You work specifically with AWS Elastic Block Storage. What’s a common misconception organizations have about storage performance in AI workloads?
Many believe that raw IOPS numbers tell the whole story, but AI workloads have unique access patterns that make traditional storage metrics misleading. For instance, during training, you may need sustained sequential reads for feeding data to GPUs, as well as rapid random writes for checkpointing. A storage system optimized for database transactions might show excellent IOPS but perform poorly for AI training. The misconception is that expensive storage automatically equals better AI performance; it’s really about matching storage characteristics to your specific AI pipeline requirements.
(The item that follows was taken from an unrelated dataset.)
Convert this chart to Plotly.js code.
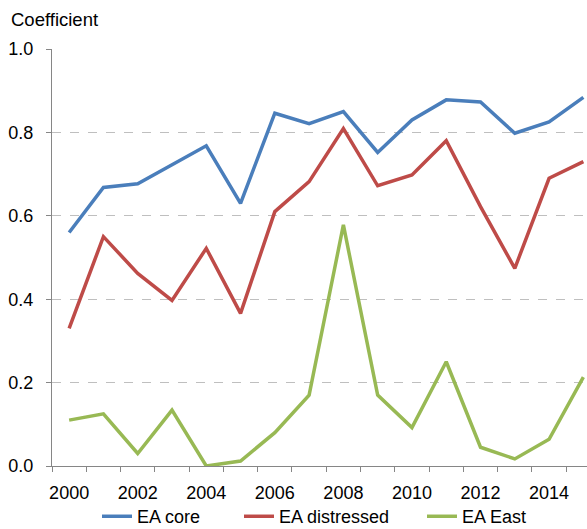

Training deep learning models requires frequent checkpointing to protect against failures. How should organizations balance checkpoint frequency with storage performance to optimize both?
This is where I see organizations waste the most money. They either checkpoint too frequently, which kills GPU performance, or too rarely, risking the loss of days of training progress. The optimal strategy depends on your storage’s write performance characteristics. With high-performance NVMe storage, you can checkpoint every few epochs without significant impact. But with slower storage, you need to be more strategic. I recommend implementing adaptive checkpointing that adjusts frequency based on real-time storage performance metrics and training progress. The goal is to protect your training investment without creating performance bottlenecks.
For inference workloads that might spin up hundreds of containers simultaneously, what storage architecture prevents performance degradation?
Inference creates entirely different challenges than training because you’re dealing with massive concurrent access to relatively small model files rather than streaming large datasets. The key is implementing read-optimized storage with intelligent caching layers. I recommend architectures that can quickly replicate model artifacts across multiple storage endpoints and use container-aware caching that understands the Kubernetes pod lifecycle. When containers start up, they should find model data already cached locally rather than competing for network bandwidth to download the same models repeatedly.
What’s the biggest mistake you see organizations make when selecting storage for their first serious AI project?
Choosing storage based on cost per gigabyte without considering the total cost of ownership in an AI context. I’ve seen companies select the cheapest storage option and then discover their training jobs take three times longer to complete, making the entire project much more expensive. They optimize for storage cost but overlook the fact that their GPU resources, which cost far more than storage, are sitting idle, waiting for data. The smart approach is to calculate the total cost, including GPU time, developer productivity, and time-to-market, not just storage unit costs.
Looking ahead, how do you expect storage requirements to evolve as models grow from gigabytes to terabytes in size?
We’re already seeing models that challenge current storage architectures in fundamental ways. When a single model checkpoint is larger than most organizations’ entire storage systems were designed to handle, you need completely different approaches. The future requires storage systems designed specifically for AI workloads, which I refer to as “AI-native storage.” This type of storage understands model architectures, optimizes data placement dynamically, and integrates seamlessly with AI development workflows. Edge AI deployment will also demand storage solutions that can synchronize massive models across distributed environments while maintaining performance consistency.